Spending the holidays in Hellas? Travel to Greece in December and January provides off-season discounts, light crowds, good air quality in Athens, and rich and moving Christmas pageantry, followed by New Year's celebrations and Epiphany.
Christmas in Greece
The holidays in Greece are special times, beginning with the feast of St. Nikolaos on December 6, when many Greeks exchange gifts.
In comparison with most Western European countries, Greece's celebration is still solemn and moving, a time for faith and family, with blissfully few of the commercial trappings visitors are accustomed to seeing elsewhere, though they are increasing every year. It's a good reason to go now. Without much support from the beleaguered Greek government, celebrations are in the hands of the cities and towns themselves.
In Athens, Syntagma Square will be decorated with ornaments made by schoolchildren with a Christmas "tree" created by art students. Empty shop windows, of which there are, sadly, many more than in the mid-2000s, will serve as temporary art display spaces. Overall, there will be displays and activities in the three main squares of Syntagma, Kotzia, and Klefthmono, at various places in the neighborhoods of Athens, and at cultural centers.
Up in Florina, December 23 and 24 see a traditional holiday Bonfire Festival held at Agios Panteleimonas, near Amynteo. Remember that weather may be a factor in travel. Florina is about a two-and-a-half-hour drive from Thessaloniki.
On New Year's Eve, look for a free city-sponsored concert and fireworks.
Many businesses, sites, and museums will close irregularly through the holiday season. Officially, the actual dates of December 25 to 26 and January 1 are the only ones supposed to be affected - but please check before making final plans.
There will usually be a small travel crunch just before Christmas and just after January 1 and again after January 6, as some Greeks go home for the holidays and then return to Athens. This year, due to the financial crisis, Greeks may not be traveling quite as much for the holidays, so the more casual visitor will probably find space on planes and ferries.
December Quick Look
- Mainland Weather: Cold, rain, snow in the mountains, some fair days
- Island Weather: Cold and windy (though often sunny larger islands such as Crete and Rhodes and the west coast Ionians fare best)
- Prices: Low
- Events: Athens arts events. Feast of St. Nicholas on Dec. 6th. New Year's Day and Epiphany bring light to January.

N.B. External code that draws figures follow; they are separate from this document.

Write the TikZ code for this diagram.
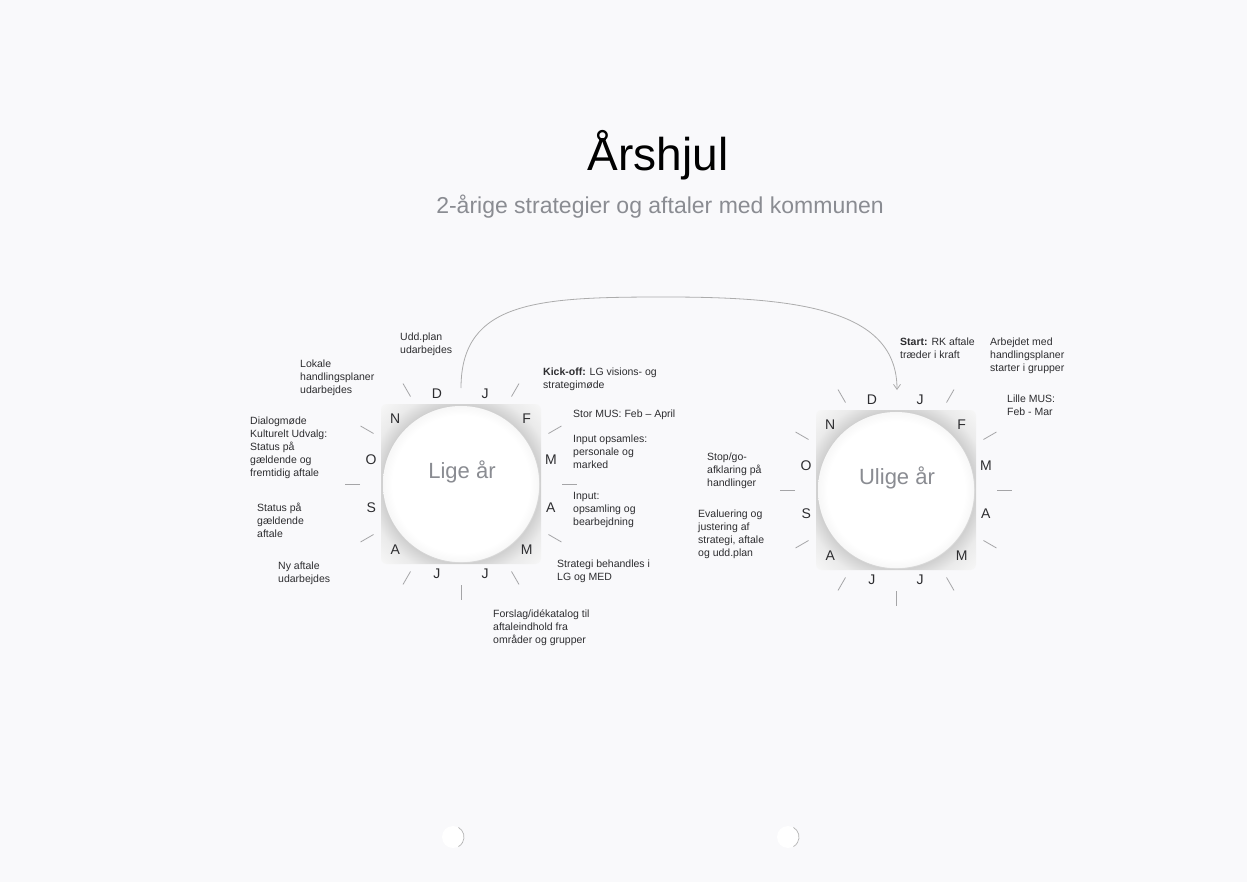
\documentclass[tikz,border=0pt]{standalone}
\usepackage{fontspec}
\setmainfont{Liberation Sans}
\usetikzlibrary{arrows.meta}
\definecolor{paper}{RGB}{249,249,251}
\definecolor{inktext}{RGB}{45,45,48}
\definecolor{subgray}{RGB}{138,140,146}
\definecolor{tickgray}{RGB}{165,165,167}
\pgfdeclareradialshading{wheelshade}{\pgfpoint{0bp}{0bp}}{color(0bp)=(white); color(24bp)=(white); color(24.5bp)=(gray!38); color(29bp)=(gray!16); color(36bp)=(gray!5); color(50bp)=(gray!5)}
\pgfdeclareradialshading{discshade}{\pgfpoint{0bp}{0bp}}{color(0bp)=(white); color(22bp)=(white); color(25bp)=(gray!6); color(50bp)=(gray!6)}
\tikzset{
  lbl/.style={font=\fontsize{10.5}{12.8}\selectfont, text=inktext, align=left, anchor=north west, inner sep=0pt},
  month/.style={font=\fontsize{14}{14}\selectfont, text=inktext},
  ticksty/.style={draw=tickgray, line width=0.8pt},
  yeararrow/.style={draw=gray!65, line width=0.8pt, -{Straight Barb[length=5pt,width=7pt]}}
}
\begin{document}
\begin{tikzpicture}[x=1pt,y=-1pt]
  % paper
  \fill[paper] (0,0) rectangle (1247,882);
  \useasboundingbox (0,0) rectangle (1247,882);
  % title
  \node[font=\fontsize{46}{50}\selectfont] (title) at (658,155) {Årshjul};
  \node[font=\fontsize{23}{26}\selectfont, text=subgray] (subtitle) at (660,207) {2-årige strategier og aftaler med kommunen};
  % the two wheels
  \foreach \cx/\cy/\nm/\txt in {461/484/lige/Lige år, 896/490/ulige/Ulige år}{
    \begin{scope}[shift={(\cx,\cy)}]
      \shade[shading=wheelshade, rounded corners=6] (-80,-80) rectangle (80,80);
      \shade[shading=discshade] (0,0) circle (78);
      \node[font=\fontsize{22}{22}\selectfont, text=subgray] (\nm) at (1,-12) {\txt};
      \foreach \m [count=\i from 0] in {D,J,F,M,A,M,J,J,A,S,O,N}
        \node[month] (\nm-\i) at ({-105+30*\i}:93) {\m};
      \foreach \a in {0,30,...,240,300,330}
        \draw[ticksty] (\a:101) -- (\a:116);
    \end{scope}
  }
  % arrow from even year to odd year
  \coordinate (arcstart) at (461,388);
  \coordinate (arctop) at (666,297);
  \coordinate (arcend) at (897,390);
  \draw[yeararrow] (arcstart) .. controls +(0,-88) and +(-126,0) .. (arctop)
    .. controls +(134,0) and +(0,-80) .. (arcend);
  % labels, even year
  \node[lbl] (udd) at (400,333) {Udd.plan\\udarbejdes};
  \node[lbl] (lokale) at (300,360) {Lokale\\handlingsplaner\\udarbejdes};
  \node[lbl] (dialog) at (250,417) {Dialogmøde\\Kulturelt Udvalg:\\Status på\\gældende og\\fremtidig aftale};
  \node[lbl] (status) at (257,503) {Status på\\gældende\\aftale};
  \node[lbl] (nyaftale) at (278,562) {Ny aftale\\udarbejdes};
  \node[lbl] (forslag) at (493,610) {Forslag/idékatalog til\\aftaleindhold fra\\områder og grupper};
  \node[lbl] (strategi) at (557,560) {Strategi behandles i\\LG og MED};
  \node[lbl] (kickoff) at (543,368) {\textbf{Kick-off:} LG visions- og\\strategimøde};
  \node[lbl] (stormus) at (573,410) {Stor MUS: Feb – April};
  \node[lbl] (inputa) at (573,435) {Input opsamles:\\personale og\\marked};
  \node[lbl] (inputb) at (573,492) {Input:\\opsamling og\\bearbejdning};
  % labels, odd year
  \node[lbl] (start) at (900,338) {\textbf{Start:} RK aftale\\træder i kraft};
  \node[lbl] (arbejdet) at (990,338) {Arbejdet med\\handlingsplaner\\starter i grupper};
  \node[lbl] (lillemus) at (1007,395) {Lille MUS:\\Feb - Mar};
  \node[lbl] (stopgo) at (707,453) {Stop/go-\\afklaring på\\handlinger};
  \node[lbl] (evaluering) at (698,510) {Evaluering og\\justering af\\strategi, aftale\\og udd.plan};
  % punched holes
  \foreach \hx in {453,788}{
    \fill[white] (\hx,837) circle (11);
    \draw[gray!60, line width=0.7pt] (\hx,837) ++(-60:11) arc (-60:60:11);
  }
\end{tikzpicture}
\end{document}
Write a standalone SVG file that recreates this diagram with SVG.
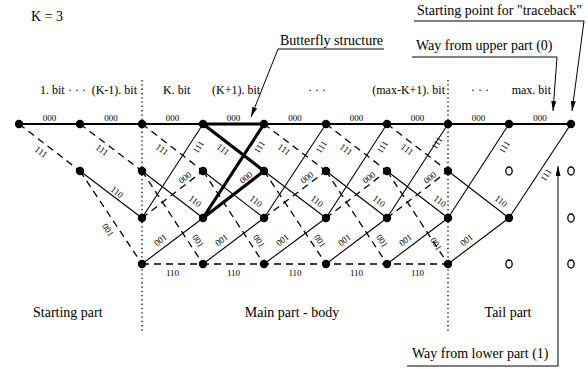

- Facilities: The smaller Cycladic islands, more remote islands, and many others are virtually closed, with few hotels and restaurants remaining open and infrequent ferry service that makes island-hopping difficult. Travel between isles is limited. But in the mountains, depending on the snow situation, the ski season usually begins, and you can take a peek through many winter resort webcams in Greece.
January Quick Look
- Mainland Weather: Cold and wet; snow in the mountains.
- Island/Coastal Weather: Cold, wet (sometimes even snowy), and windy. Sunny, pleasant days are usually very limited.
- Prices: Low
- Events: Many events, mainly aimed at Greek aficionados of the arts. There are New Year's celebrations, then Epiphany on Jan 6th. Plays, concerts, etc. are on in Athens and Thessaloniki, as well as many other locations.
- Facilities: Hotels and restaurants on many islands will be closed. The ski season is in full swing, though bad weather may interfere. Port visits by tender from cruise ships may be canceled due to rough water.
New Year's Eve is celebrated more and more vigorously in Athens and elsewhere, and larger hotels usually host a party. On the island of Chios, ship models are created and carried around by groups of fishermen singing songs. January First is the Feast of St. Basil when many Greeks practice the old custom of slicing a piece of the Vassilopita (Basil Cake) in hopes of finding a lucky coin concealed by the baker. Though St. Nikolaos may seem to be a more obvious inspiration for Santa Claus, it's St.
Basil who visits with gifts on this day. Playing cards on a table covered with lucky green felt are also supposed to assure abundance the whole year through.
Epiphany celebrations in towns by the sea or by rivers will include the local priest throwing a cross into the waters, where it is retrieved by intrepid young men who dive for it in the frigid waters, a blessing of the waters which dates back to ancient times. As the day of the baptism of Jesus, many Greek Orthodox families arrange children's baptisms for this day. If you're in the Athens area, Piraeus has a particularly lavish ceremony.
On January 8th, a few remote villages practice role-reversal, with the women pursuing male activities (mainly consisting of drinking coffee at the kafeneions and playing cards) while the men attempt to fulfill the women's roles at home. An evening celebration follows as things return to "normal" for another year - and possibly some new understanding lingers, at least for a few months!